Snuggling in for the train ride to Alexandria, I couldn't stop the TGV nostalgia. As we pulled out of the station into the Egyptian countryside, I looked out half expecting to see France's rolling green hills and the misty grayness in the winter clouds. I suppose it was the palm trees and the Arabic all around me that gave it away, but for a moment I smiled remembering the times discovering the train system from Dijon realizing it wouldn't take much and I could be to Paris or Marseille or even London.

Just another train stop: A couple sitting on a bench, mosque in the background.

Alexandria was a reprieve from Cairo. Though still a big city, the crowds were smaller and less demanding, the traffic was quieter, being used to the ocean air in Dakar I was happy to be near the sea -- the smell and the space of it. Armed with a map and a general sense of direction, we made our way walking through neighborhoods and shopping districts to the historical sites. Being one of only a handful of tourists made us more of an oddity than normal especially during our walking tour which from the looks we got most tourists probably prefer the taxi. We'd walk past groups of men in standing the street who would look up surprised and shout out after us "Welcome!" or little kids who would yell, "What's your name?!" or one man who's first English words he thought of upon seeing us, "I'm very very tired!"

A view. Negotiating the route to the catacombs.

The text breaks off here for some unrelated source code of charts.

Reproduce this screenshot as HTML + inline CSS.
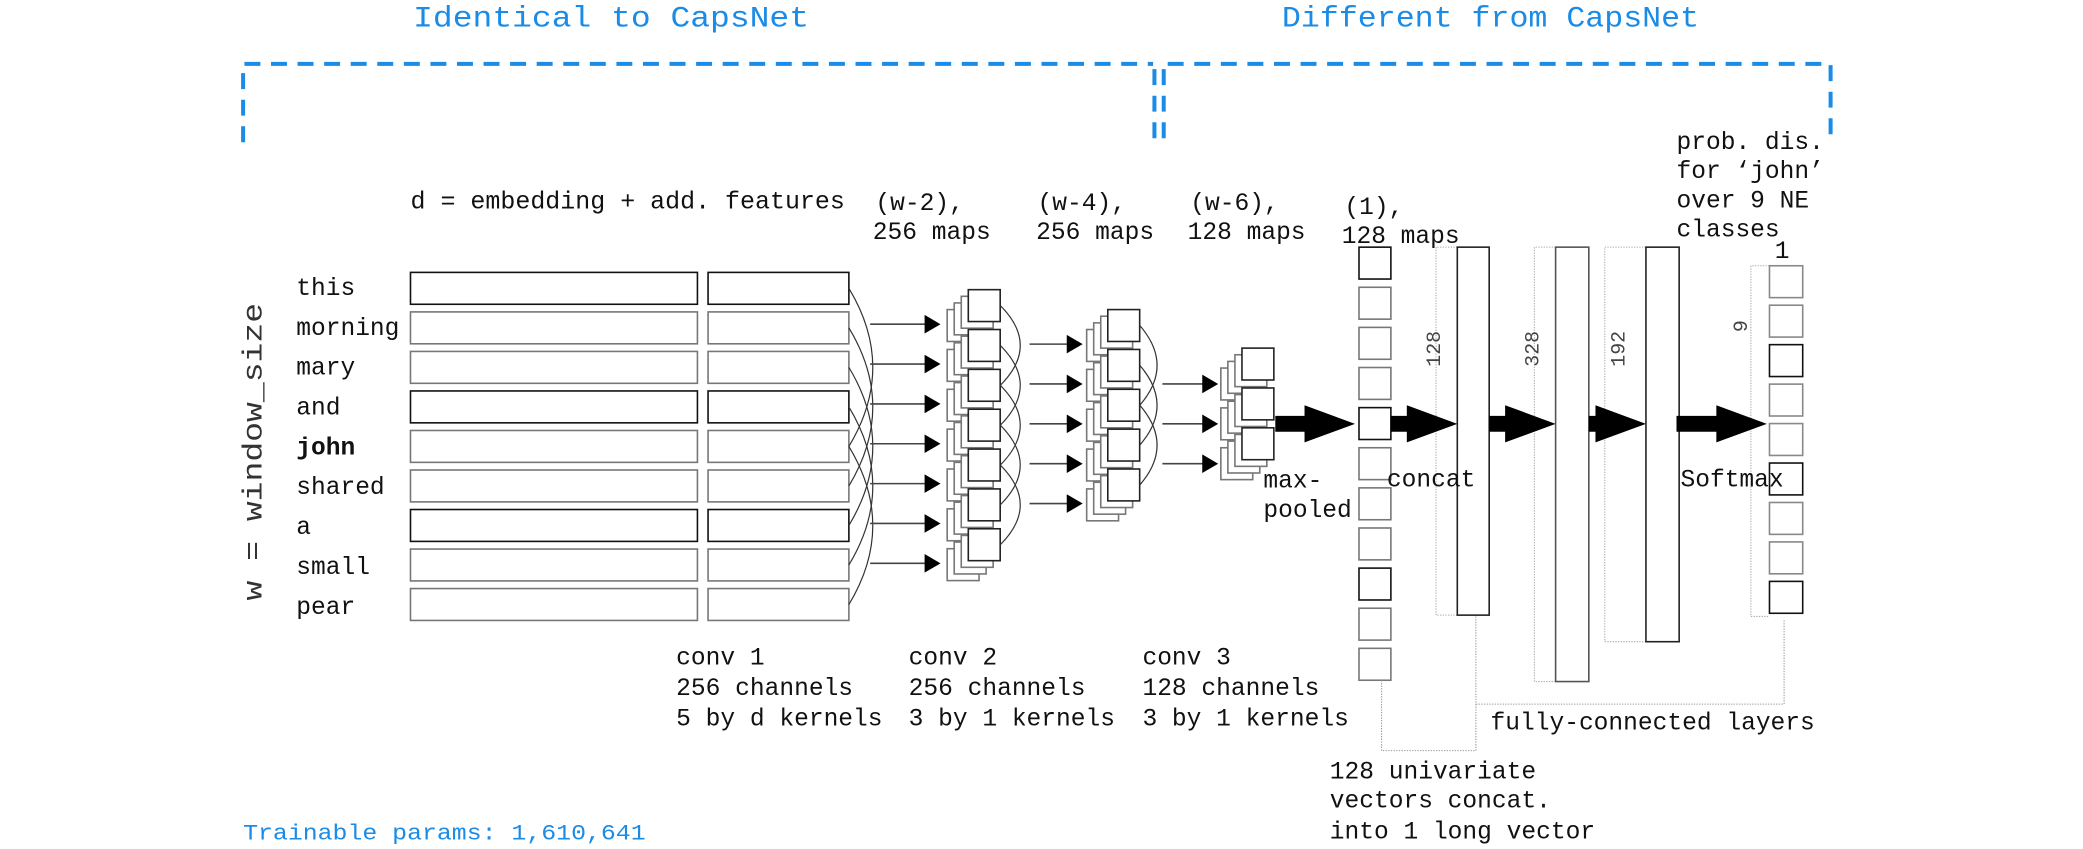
<!DOCTYPE html>
<html><head><meta charset="utf-8"><style>
html,body{margin:0;padding:0;background:#fff;}
svg{display:block;}
text{font-family:"Liberation Mono",monospace;fill:#111;}
</style></head><body>
<svg id="s" width="2083" height="849" viewBox="0 0 1568 639" xmlns="http://www.w3.org/2000/svg">
<rect width="1568" height="639" fill="#fff"/>
<g font-size="22" style="fill:#1a8be6">
<text x="311" y="20" style="fill:#1a8be6" textLength="298" lengthAdjust="spacingAndGlyphs">Identical to CapsNet</text>
<text x="965" y="20" style="fill:#1a8be6" textLength="314" lengthAdjust="spacingAndGlyphs">Different from CapsNet</text>
<text x="183" y="632" font-size="17" style="fill:#1a8be6" textLength="303" lengthAdjust="spacingAndGlyphs">Trainable params: 1,610,641</text>
</g>
<g stroke="#1a8be6" stroke-width="3" fill="none" stroke-dasharray="12,8">
<path d="M183,107 V48 H868"/>
<path d="M869,52 V107"/>
<path d="M876,52 V107"/>
<path d="M879,48 H1378 V108"/>
</g>
<g id="g"></g>
<g font-size="18.5">
<text x="309" y="157" textLength="327" lengthAdjust="spacingAndGlyphs">d = embedding + add. features</text>
<text x="659" y="158">(w-2),</text><text x="657" y="180">256 maps</text>
<text x="781" y="158">(w-4),</text><text x="780" y="180">256 maps</text>
<text x="896" y="158">(w-6),</text><text x="894" y="180">128 maps</text>
<text x="1012" y="161">(1),</text><text x="1010" y="183">128 maps</text>
<text x="1262" y="112">prob. dis.</text>
<text x="1262" y="134">for ‘john’</text>
<text x="1262" y="156">over 9 NE</text>
<text x="1262" y="178">classes</text>
<text x="1336" y="194">1</text>
<text x="223" y="222">this</text>
<text x="223" y="252">morning</text>
<text x="223" y="282">mary</text>
<text x="223" y="312">and</text>
<text x="223" y="342" font-weight="bold">john</text>
<text x="223" y="372">shared</text>
<text x="223" y="402">a</text>
<text x="223" y="432">small</text>
<text x="223" y="462">pear</text>
<text x="951" y="367">max-</text><text x="951" y="389">pooled</text>
<text x="1044" y="366">concat</text>
<text x="1265" y="366">Softmax</text>
<text x="509" y="500">conv 1</text><text x="509" y="523">256 channels</text><text x="509" y="546">5 by d kernels</text>
<text x="684" y="500">conv 2</text><text x="684" y="523">256 channels</text><text x="684" y="546">3 by 1 kernels</text>
<text x="860" y="500">conv 3</text><text x="860" y="523">128 channels</text><text x="860" y="546">3 by 1 kernels</text>
<text x="1122" y="549">fully-connected layers</text>
<text x="1001" y="586">128 univariate</text>
<text x="1001" y="608">vectors concat.</text>
<text x="1001" y="631">into 1 long vector</text>
<text transform="translate(197,452) rotate(-90)" font-size="21" textLength="224" lengthAdjust="spacingAndGlyphs" style="fill:#333">w = window_size</text>
<text transform="translate(1084,276) rotate(-90)" font-size="15" style="fill:#444">128</text>
<text transform="translate(1158,276) rotate(-90)" font-size="15" style="fill:#444">328</text>
<text transform="translate(1223,276) rotate(-90)" font-size="15" style="fill:#444">192</text>
<text transform="translate(1315,250) rotate(-90)" font-size="15" style="fill:#444">9</text>
</g>
</svg>
<script>
var g=document.getElementById('g'),h='';
function R(x,y,w,hh,c){h+='<rect x="'+x+'" y="'+y+'" width="'+w+'" height="'+hh+'" fill="#fff" stroke="'+(c||'#222')+'" stroke-width="1.2"/>';}
function L(d,c,w,da){h+='<path d="'+d+'" fill="none" stroke="'+(c||'#222')+'" stroke-width="'+(w||1)+'"'+(da?' stroke-dasharray="'+da+'"':'')+'/>';}
function Ar(x1,x2,y){L('M'+x1+','+y+' H'+(x2-11),'#444',1.2);h+='<path d="M'+(x2-12)+','+(y-7)+' L'+x2+','+y+' L'+(x2-12)+','+(y+7)+' Z" fill="#000"/>';}
function BA(x1,x2,y){var hx=x2-38;h+='<path d="M'+x1+','+(y-6)+' H'+hx+' V'+(y-14)+' L'+x2+','+y+' L'+hx+','+(y+14)+' V'+(y+6)+' H'+x1+' Z" fill="#000"/>';}
function arc(x,y1,y2,b){L('M'+x+','+y1+' Q'+(x+b)+','+((y1+y2)/2)+' '+x+','+y2,'#333',0.9);}
// stack keyed by arrow y a: front top = a-26
function stack(x,a){for(var k=0;k<4;k++){R(x+k*5.3,a-11-k*5,24,24,k==3?'#222':'#777');}}
for(var i=0;i<9;i++){var y=205+i*29.75;R(309,y,216,24,i%3==0?'#111':'#777');R(533,y,106,24,i%3==0?'#111':'#777');}
var rc=function(i){return 217+i*29.75;};
for(var i=0;i<5;i++)arc(639,rc(i),rc(i+4),36);
var a2=[];for(var i=0;i<7;i++)a2.push(244+i*30);
for(var i=0;i<7;i++)Ar(655,708,a2[i]);
for(var i=0;i<7;i++)stack(713,a2[i]);
for(var i=0;i<5;i++)arc(753,a2[i]-14,a2[i+2]-14,30);
var a3=[];for(var i=0;i<5;i++)a3.push(259+i*30);
for(var i=0;i<5;i++)Ar(775,815,a3[i]);
for(var i=0;i<5;i++)stack(818,a3[i]);
for(var i=0;i<3;i++)arc(858,a3[i]-14,a3[i+2]-14,26);
var a4=[289,319,349];
for(var i=0;i<3;i++)Ar(875,917,a4[i]);
for(var i=0;i<3;i++)stack(919,a4[i]-1);
for(var i=0;i<11;i++)R(1023,186+i*30.2,24,24,i%4==0?'#111':'#777');
L('M1097,186 H1081 V463 H1097','#aaa',0.8,'1,1');
L('M1171,186 H1155 V513 H1171','#aaa',0.8,'1,1');
L('M1239,186 H1208 V483 H1239','#aaa',0.8,'1,1');
L('M1332,200 H1318 V464 H1332','#aaa',0.8,'1,1');
R(1097,186,24,277);R(1171,186,25,327,'#555');R(1239,186,25,297);
for(var i=0;i<9;i++)R(1332,200+i*29.7,25,24,i%3==2?'#111':'#888');
L('M1040,512 V565 H1111 V463','#999',0.8,'1,1');
L('M1111,530 H1343 V466','#999',0.8,'1,1');
BA(960,1020,319);BA(1047,1097,319);BA(1121,1171,319);BA(1196,1239,319);BA(1262,1330,319);
g.innerHTML=h;
</script>
</body></html>
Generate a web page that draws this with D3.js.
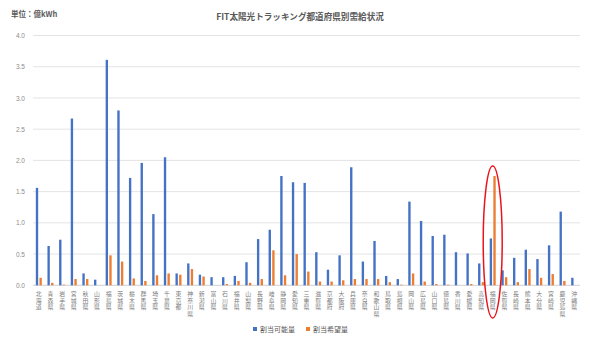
<!DOCTYPE html>
<html><head><meta charset="utf-8">
<script src="https://cdn.jsdelivr.net/npm/d3@7"></script>
<style>html,body{margin:0;padding:0;background:#fff;}svg{display:block;font-family:"Noto Sans CJK JP","Noto Sans",sans-serif;}</style>
</head><body><svg id="c" width="590" height="344"></svg>
<script>
const prefectures = ["北海道","青森県","岩手県","宮城県","秋田県","山形県","福島県","茨城県","栃木県","群馬県","埼玉県","千葉県","東京都","神奈川県","新潟県","富山県","石川県","福井県","山梨県","長野県","岐阜県","静岡県","愛知県","三重県","滋賀県","京都府","大阪府","兵庫県","奈良県","和歌山県","鳥取県","島根県","岡山県","広島県","山口県","徳島県","香川県","愛媛県","高知県","福岡県","佐賀県","長崎県","熊本県","大分県","宮崎県","鹿児島県","沖縄県"];
const allocatable = [1.56,0.63,0.73,2.67,0.19,0.09,3.61,2.80,1.72,1.96,1.14,2.05,0.19,0.35,0.17,0.13,0.13,0.15,0.37,0.74,0.89,1.75,1.65,1.64,0.53,0.25,0.48,1.89,0.38,0.71,0.15,0.10,1.34,1.03,0.79,0.81,0.53,0.51,0.35,0.75,0.24,0.44,0.57,0.42,0.64,1.18,0.12];
const requested = [0.12,0.04,0.01,0.10,0.10,0.00,0.48,0.38,0.11,0.07,0.16,0.19,0.17,0.26,0.14,0.00,0.02,0.07,0.04,0.10,0.56,0.16,0.50,0.22,0.06,0.06,0.08,0.10,0.10,0.10,0.05,0.01,0.19,0.06,0.02,0.01,0.00,0.02,0.05,1.75,0.13,0.05,0.26,0.12,0.18,0.07,0.00];
const seriesNames = ["割当可能量","割当希望量"];
const seriesColors = ["#4472C4","#ED7D31"];
const yTicks = [0,0.5,1.0,1.5,2.0,2.5,3.0,3.5,4.0];
const title = "FIT太陽光トラッキング都道府県別需給状況";
const unitLabel = "単位：億kWh";
const highlight = "福岡県";

const svg = d3.select("#c");
const L = 33, R = 580, T = 35.5, B = 285.3;
const x = d3.scaleBand().domain(prefectures).range([L, R]).paddingInner(0).paddingOuter(0);
const xs = d3.scaleBand().domain(seriesNames).range([x.bandwidth()/2 - 3.0, x.bandwidth()/2 + 3.0]).paddingInner(0.35);
const y = d3.scaleLinear().domain([0, 4]).range([B, T]);

// gridlines
svg.append("g").selectAll("line").data(yTicks).join("line")
  .attr("x1", L).attr("x2", R)
  .attr("y1", d => y(d)).attr("y2", d => y(d))
  .attr("stroke", d => d === 0 ? "#D0D0D0" : "#E4E4E4").attr("stroke-width", 1);

// y axis labels
const yAxis = d3.axisLeft(y).tickValues(yTicks).tickFormat(d3.format(".1f")).tickSize(0).tickPadding(0);
const ga = svg.append("g").attr("transform", `translate(25,0)`).call(yAxis);
ga.select(".domain").remove();
ga.selectAll("text").attr("fill", "#8C8C8C").attr("font-size", 6.5).attr("font-family", "Liberation Sans, Arial, sans-serif");

// bars
const rows = prefectures.map((p, i) => ({p, vals: [allocatable[i], requested[i]]}));
const g = svg.append("g");
rows.forEach(r => {
  g.selectAll(null).data(r.vals).join("rect")
    .attr("x", (d, j) => x(r.p) + xs(seriesNames[j]))
    .attr("width", xs.bandwidth())
    .attr("y", d => y(d))
    .attr("height", d => y(0) - y(d))
    .attr("fill", (d, j) => seriesColors[j]);
});

// category labels: one character per row, stacked vertically
const chars = [];
prefectures.forEach(p => Array.from(p).forEach((ch, k) => chars.push({p, ch, k})));
svg.append("g").selectAll("text").data(chars).join("text")
  .attr("x", d => x(d.p) + x.bandwidth()/2)
  .attr("y", d => 296 + d.k * 6.6)
  .attr("text-anchor", "middle")
  .attr("font-family", "'Liberation Sans','Noto Sans CJK JP',sans-serif")
  .attr("fill", "#7A7A7A").attr("font-size", 5.9)
  .text(d => d.ch);

// title & unit
svg.append("text").attr("x", 300).attr("y", 20).attr("text-anchor", "middle")
  .attr("font-size", 8.6).attr("font-weight", "bold").attr("fill", "#595959").text(title);
svg.append("text").attr("x", 11).attr("y", 17).attr("font-size", 7.5).attr("font-weight", "bold").attr("fill", "#595959").text(unitLabel);

// legend
const lg = svg.append("g");
const legX = [253, 306];
seriesNames.forEach((n, i) => {
  lg.append("rect").attr("x", legX[i]).attr("y", 327).attr("width", 4).attr("height", 4).attr("fill", seriesColors[i]);
  lg.append("text").attr("x", legX[i] + 7).attr("y", 331.5).attr("font-size", 7).attr("fill", "#595959").text(n);
});

// highlight ellipse
const hx = x(highlight) + x.bandwidth()/2;
svg.append("ellipse").attr("cx", hx).attr("cy", 242).attr("rx", 9.5).attr("ry", 76)
  .attr("fill", "none").attr("stroke", "#E8141B").attr("stroke-width", 1.5);
</script></body></html>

I'm used to being stared at in Senegal. No matter how much wolof I use to try to blend in, I'm always very evidently a toubab. I've made children cry in my whiteness, I've scared men coming around the corner not expecting to see a toubab, and I've had women discreetly rub the skin on my arms and then turn and run away. But being a foreign woman in Egypt is challenging, and Alexandria brought that out even more -- fewer tourists, not in Cairo anymore. There were more looks, more advances, more staring prompting Jeremy to say after coming back from an outing alone, "I walked from here to the store without so much as a glance."

Just outside the entrance to Pompey's Pillar.

One night, after a full meal at the elegant French restaurant with the guy on piano reminding us of Herghada by playing Beatles' "Yesterday," we walked the Corniche with the other lovers... Egyptian guys in their faux designer jeans and jackets slicked back hair (yeah man) and women with skirts and headscarves slowly strolling the lit sidewalk or propped up against the side of the stone wall whispering softly and closely, almost touching. Even with religion's limitations, courting goes on.

The Corniche at night.

1 Comments:

At 28/1/06 02:38, Anonymous Anonymous said...

Ms Michelle: Your descriptive writing is so beautiful! The way you take your readers along on the ride -- it's almost as if we are there with you. Especially breathtaking is the description of your walk on the Corniche with your lover Jeremy. (You could have sold me the box of tissues instead.) You two sound very in love.....any marriage plans? Thank you for sharing your gift.